Comme on peut le voir, Béji Caïd Essebsi a beau s’afficher comme le 2ème rédempteur de la femme en Tunisie, mais il semble avoir tapé dans le mille en entreprenant d’inscrire dans les textes un cheminement façonné par des évolutions majeures prenant racine dans ce qui avait été décidé voici un demi-siècle et une décennie. Mais il faut lui faire justice de le prendre comme un iconoclaste qui pense pouvoir briser des tabous, et l’égalité successorale entre les deux sexes en est un, alors que la conviction générale est faite qu’il ne tardera pas de s’attirer les foudres de bien des islamistes voire d’un large pan des Tunisiens qui voient dans son initiative une atteinte aux préceptes de l’islam voire une hérésie. On pense à ses alliés d’Ennahdha et à leur chef, Rached Ghannouchi, lequel a déjà signalé son irritation en s’inscrivant aux abonnés absents lors de la cérémonie organisée ce dimanche à l’occasion de la Fête de la femme.

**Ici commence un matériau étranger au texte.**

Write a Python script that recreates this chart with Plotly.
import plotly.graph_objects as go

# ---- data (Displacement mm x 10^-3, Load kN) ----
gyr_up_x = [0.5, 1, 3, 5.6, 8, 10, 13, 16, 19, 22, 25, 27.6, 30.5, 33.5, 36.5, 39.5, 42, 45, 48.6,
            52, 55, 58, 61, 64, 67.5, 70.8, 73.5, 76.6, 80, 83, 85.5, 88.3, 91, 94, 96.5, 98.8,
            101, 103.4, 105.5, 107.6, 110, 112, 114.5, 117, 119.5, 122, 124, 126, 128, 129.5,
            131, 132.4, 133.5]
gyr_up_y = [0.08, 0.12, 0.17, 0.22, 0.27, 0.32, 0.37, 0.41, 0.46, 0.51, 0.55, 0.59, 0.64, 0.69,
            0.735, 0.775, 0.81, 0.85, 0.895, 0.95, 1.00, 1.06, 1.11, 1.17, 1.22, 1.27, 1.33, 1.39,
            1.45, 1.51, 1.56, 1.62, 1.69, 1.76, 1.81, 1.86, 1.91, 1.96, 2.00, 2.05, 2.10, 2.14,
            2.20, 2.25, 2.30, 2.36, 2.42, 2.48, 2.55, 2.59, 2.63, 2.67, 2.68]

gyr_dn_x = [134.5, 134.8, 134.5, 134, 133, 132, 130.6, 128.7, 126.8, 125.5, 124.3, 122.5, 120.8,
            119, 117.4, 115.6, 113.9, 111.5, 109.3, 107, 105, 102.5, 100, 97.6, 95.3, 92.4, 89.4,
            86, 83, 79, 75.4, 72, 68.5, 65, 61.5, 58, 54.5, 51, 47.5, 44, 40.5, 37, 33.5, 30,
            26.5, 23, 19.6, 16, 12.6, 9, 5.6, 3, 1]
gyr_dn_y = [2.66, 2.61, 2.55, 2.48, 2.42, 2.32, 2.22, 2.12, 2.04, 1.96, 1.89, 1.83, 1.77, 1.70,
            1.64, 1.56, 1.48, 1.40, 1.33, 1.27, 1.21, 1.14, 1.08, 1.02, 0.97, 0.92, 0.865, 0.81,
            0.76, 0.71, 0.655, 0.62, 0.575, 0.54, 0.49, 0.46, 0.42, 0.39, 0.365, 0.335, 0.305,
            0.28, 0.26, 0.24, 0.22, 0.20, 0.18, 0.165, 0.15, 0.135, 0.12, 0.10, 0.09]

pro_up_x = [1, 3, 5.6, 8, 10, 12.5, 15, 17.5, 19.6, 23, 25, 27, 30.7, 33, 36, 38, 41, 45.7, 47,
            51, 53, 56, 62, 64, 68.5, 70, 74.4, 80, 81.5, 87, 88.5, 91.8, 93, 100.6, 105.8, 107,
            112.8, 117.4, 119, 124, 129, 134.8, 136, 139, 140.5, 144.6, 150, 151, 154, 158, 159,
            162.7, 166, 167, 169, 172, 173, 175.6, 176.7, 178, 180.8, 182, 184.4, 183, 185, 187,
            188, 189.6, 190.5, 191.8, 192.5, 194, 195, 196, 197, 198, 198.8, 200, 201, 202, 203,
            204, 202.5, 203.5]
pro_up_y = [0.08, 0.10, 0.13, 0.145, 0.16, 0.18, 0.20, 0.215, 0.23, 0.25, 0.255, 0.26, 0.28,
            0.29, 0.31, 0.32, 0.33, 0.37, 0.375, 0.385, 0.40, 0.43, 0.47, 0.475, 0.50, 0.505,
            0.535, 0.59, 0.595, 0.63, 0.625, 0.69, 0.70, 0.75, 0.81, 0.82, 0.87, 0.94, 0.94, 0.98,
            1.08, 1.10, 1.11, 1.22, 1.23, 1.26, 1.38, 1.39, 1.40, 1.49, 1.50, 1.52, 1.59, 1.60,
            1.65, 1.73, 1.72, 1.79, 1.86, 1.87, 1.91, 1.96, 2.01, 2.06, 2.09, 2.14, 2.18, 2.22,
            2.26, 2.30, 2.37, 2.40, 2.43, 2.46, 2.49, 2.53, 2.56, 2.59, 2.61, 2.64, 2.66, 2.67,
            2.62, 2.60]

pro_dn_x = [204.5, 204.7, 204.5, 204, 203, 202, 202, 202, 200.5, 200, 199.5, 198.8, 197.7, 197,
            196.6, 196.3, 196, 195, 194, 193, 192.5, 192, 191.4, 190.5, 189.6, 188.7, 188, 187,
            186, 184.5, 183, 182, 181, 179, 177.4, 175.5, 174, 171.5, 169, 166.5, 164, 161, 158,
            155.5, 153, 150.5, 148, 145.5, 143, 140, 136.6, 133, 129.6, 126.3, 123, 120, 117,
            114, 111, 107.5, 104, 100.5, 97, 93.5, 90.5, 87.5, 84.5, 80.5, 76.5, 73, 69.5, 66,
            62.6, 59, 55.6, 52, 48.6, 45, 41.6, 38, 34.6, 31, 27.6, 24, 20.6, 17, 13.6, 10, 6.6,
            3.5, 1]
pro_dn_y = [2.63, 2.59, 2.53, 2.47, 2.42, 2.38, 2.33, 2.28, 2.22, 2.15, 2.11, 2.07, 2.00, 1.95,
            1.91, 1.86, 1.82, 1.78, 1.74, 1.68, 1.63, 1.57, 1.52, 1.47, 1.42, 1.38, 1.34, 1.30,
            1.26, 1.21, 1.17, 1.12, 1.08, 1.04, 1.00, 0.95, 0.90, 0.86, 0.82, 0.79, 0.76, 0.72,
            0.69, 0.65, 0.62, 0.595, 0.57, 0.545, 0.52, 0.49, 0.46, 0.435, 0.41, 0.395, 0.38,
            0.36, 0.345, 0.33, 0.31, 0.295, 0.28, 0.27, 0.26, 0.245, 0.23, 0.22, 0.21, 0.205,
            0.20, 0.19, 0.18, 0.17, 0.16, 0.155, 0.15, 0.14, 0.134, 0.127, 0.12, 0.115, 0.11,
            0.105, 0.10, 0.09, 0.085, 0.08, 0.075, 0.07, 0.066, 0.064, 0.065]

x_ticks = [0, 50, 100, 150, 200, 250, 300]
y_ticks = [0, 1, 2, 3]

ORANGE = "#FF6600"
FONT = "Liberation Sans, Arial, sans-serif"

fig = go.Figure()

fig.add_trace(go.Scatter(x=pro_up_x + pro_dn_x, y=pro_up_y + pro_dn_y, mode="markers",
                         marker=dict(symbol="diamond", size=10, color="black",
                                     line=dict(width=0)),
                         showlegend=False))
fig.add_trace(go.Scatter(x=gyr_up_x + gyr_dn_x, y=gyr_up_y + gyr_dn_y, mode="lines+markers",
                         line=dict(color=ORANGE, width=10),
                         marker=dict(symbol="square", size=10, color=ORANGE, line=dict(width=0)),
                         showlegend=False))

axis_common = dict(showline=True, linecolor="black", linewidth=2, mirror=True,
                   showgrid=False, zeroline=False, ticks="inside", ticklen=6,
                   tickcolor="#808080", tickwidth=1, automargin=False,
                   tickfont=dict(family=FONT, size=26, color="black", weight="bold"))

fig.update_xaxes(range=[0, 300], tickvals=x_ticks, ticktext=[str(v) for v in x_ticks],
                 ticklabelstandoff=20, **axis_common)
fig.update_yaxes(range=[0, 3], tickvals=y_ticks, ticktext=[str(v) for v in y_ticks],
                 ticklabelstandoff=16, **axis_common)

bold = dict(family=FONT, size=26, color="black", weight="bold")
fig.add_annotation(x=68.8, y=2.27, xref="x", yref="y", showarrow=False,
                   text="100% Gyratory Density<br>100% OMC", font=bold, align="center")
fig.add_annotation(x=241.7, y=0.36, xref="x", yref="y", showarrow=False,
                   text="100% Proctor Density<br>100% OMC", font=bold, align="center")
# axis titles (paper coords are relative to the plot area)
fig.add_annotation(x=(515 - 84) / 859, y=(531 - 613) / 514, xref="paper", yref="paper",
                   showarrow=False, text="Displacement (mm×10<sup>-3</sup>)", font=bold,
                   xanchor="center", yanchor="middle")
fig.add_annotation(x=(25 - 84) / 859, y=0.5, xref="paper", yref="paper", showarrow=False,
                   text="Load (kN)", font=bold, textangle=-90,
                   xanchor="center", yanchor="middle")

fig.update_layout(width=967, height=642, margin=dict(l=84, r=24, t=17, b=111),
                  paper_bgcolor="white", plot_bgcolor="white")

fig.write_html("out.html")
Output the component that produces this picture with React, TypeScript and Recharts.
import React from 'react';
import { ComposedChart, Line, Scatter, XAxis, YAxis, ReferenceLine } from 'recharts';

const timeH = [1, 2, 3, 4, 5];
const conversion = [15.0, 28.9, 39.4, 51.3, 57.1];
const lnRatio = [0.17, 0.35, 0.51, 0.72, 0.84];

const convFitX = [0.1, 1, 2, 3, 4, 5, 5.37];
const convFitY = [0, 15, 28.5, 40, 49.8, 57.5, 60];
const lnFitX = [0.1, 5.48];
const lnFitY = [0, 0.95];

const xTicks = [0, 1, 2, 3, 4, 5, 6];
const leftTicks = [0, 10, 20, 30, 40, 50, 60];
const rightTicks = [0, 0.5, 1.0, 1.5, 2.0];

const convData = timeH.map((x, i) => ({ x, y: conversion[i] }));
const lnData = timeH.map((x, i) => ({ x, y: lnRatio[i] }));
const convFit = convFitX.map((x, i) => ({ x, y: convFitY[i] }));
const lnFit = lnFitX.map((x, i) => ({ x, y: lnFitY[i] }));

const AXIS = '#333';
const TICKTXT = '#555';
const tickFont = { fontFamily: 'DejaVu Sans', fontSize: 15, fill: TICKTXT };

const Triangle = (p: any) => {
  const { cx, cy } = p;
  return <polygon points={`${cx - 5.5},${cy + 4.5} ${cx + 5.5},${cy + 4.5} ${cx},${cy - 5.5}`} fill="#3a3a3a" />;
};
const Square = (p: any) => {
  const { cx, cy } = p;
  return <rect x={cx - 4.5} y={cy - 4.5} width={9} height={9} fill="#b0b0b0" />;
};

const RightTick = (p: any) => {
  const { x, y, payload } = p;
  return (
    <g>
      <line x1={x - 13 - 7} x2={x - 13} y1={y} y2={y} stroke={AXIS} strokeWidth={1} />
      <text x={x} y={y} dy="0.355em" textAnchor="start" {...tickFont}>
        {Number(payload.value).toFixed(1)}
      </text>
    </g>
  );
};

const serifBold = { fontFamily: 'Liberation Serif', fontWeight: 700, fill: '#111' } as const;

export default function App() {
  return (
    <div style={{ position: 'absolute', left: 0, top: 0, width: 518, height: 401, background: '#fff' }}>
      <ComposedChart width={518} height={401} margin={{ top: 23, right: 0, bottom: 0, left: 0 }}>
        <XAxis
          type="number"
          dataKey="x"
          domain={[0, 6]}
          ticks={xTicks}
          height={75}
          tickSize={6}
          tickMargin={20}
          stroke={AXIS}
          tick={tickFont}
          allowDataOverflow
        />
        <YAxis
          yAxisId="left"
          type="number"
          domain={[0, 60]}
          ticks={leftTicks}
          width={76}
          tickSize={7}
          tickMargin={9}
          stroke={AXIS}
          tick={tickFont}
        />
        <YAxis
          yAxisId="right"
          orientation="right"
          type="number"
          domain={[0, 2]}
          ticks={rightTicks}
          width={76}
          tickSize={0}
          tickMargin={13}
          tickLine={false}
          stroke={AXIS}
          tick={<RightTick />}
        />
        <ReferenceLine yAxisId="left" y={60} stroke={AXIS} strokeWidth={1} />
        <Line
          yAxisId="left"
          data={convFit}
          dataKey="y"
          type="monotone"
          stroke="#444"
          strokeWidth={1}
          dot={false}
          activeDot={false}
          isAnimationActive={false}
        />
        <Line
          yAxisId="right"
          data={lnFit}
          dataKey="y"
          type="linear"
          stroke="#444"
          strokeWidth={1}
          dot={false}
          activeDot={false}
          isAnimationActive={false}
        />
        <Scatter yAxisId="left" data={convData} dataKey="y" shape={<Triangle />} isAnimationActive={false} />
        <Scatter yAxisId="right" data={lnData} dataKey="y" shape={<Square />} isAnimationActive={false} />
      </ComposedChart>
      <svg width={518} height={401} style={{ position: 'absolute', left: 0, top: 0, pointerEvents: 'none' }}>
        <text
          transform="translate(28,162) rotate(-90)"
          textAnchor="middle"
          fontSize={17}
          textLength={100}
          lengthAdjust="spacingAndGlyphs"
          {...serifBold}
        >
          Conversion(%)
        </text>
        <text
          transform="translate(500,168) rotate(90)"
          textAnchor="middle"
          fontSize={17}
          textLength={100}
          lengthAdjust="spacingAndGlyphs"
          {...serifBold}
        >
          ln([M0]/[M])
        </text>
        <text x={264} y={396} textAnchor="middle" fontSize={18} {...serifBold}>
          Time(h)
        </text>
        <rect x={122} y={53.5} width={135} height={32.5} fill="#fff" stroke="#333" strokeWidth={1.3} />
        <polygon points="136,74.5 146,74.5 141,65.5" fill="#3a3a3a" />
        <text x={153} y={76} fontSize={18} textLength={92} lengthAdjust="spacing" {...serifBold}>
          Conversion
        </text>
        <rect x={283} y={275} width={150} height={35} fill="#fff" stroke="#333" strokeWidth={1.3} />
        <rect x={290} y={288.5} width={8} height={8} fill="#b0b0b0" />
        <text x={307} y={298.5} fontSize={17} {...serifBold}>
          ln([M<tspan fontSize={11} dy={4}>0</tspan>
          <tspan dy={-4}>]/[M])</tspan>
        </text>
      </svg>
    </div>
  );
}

Y aura-t-il une mobilisation politique contre cette réforme signée BCE ? Plus qu’à un baroud d’honneur, il faudra s’attendre à une contre-offensive qui répond aux vœux assurément indignés de la base du mouvement ci-devant islamiste, pourtant converti en parti à vocation civile et non confessionnelle. Mais, en annonçant la création d’une commission des libertés individuelles et de l’égalité au sein de la présidence de la République, Béji Caid Essebsi donne la nette impression qu’il ne cherche pas à aller vite en besogne mais à donner du temps au temps. Et ce ne sera qu’à la publication de ses conclusions, dans six mois, dit-on, que les « choses sérieuses » vont commencer.